There are always some heartwarming moments with these older people, who absolutely crave companionship. “I’m just here for a week,” Mildred told my daughter Annie. “Then I’m going back to California.” (Mildred’s been there each of the three times Annie’s visited in 2 years; I don’t think she’s going back to California.)

The older ladies share advice on life, and tell about things they accomplished – one woman tells Annie about her college major, math (“considered strange for girls”) and obtaining a master’s degree, her proudest achievement.

In a bittersweet moment, one woman caught 2 of the girls and said to them, “Girls, when I look back over my life, I regret that I didn’t do anything very special. There’s nothing remarkable about anything I did. My advice to you is when you graduate from high school, find the best job you can. Aim high. Get a good education. While you can, make a splash, so you have something to look back on.”

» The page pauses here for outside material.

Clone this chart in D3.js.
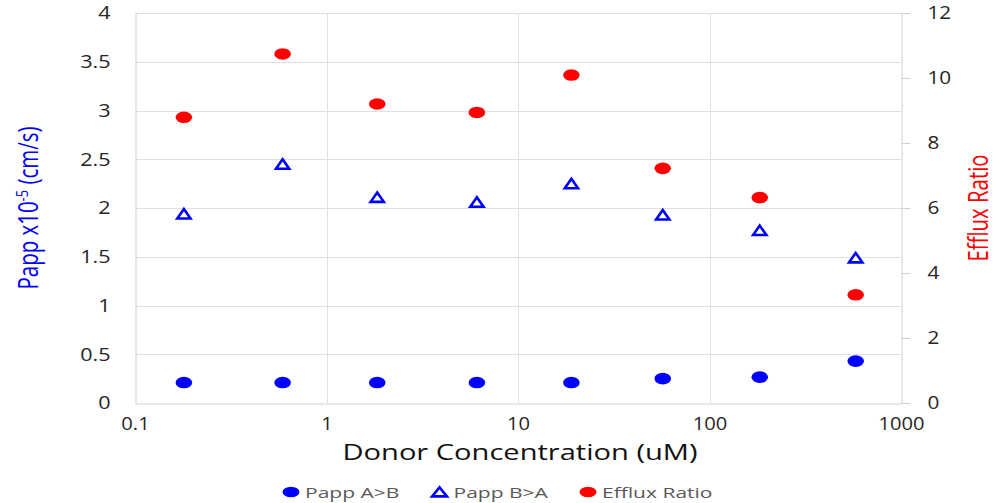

Umm, ouch!  Great advice, but from such a sad place! I pressed Annie for details on this one… did this woman raise a family? Did she have a career? What’s the rest of the story??   But Annie didn’t have much more detail. “She just wanted us to make a splash, Mom. You know, make memories.”

Life is so short, and so precious. Most of us will have adventures in life – we’ll love, we’ll lose, we’ll win, we’ll fail, we’ll have great highs and deep lows. But for the majority of us, the “ripples” from our splash will only impact those in our own little pond – our spouses, children, parents, friends, family. But what an impact we can have on even those in our own little worlds! The small ripples we create through teaching, loving, sharing experiences, love, faith….these have as lasting an impact on those closest to us as a big splash would.

So yes, adventure and achievement and pushing boundaries is important… I want my children to do all that and more. Explore, explore, explore! Take risks! But I want them to remember that it’s how we love that’s what will cause the longest-lasting ripples in life. Love and care and treating people well. Serving. That’s your splash.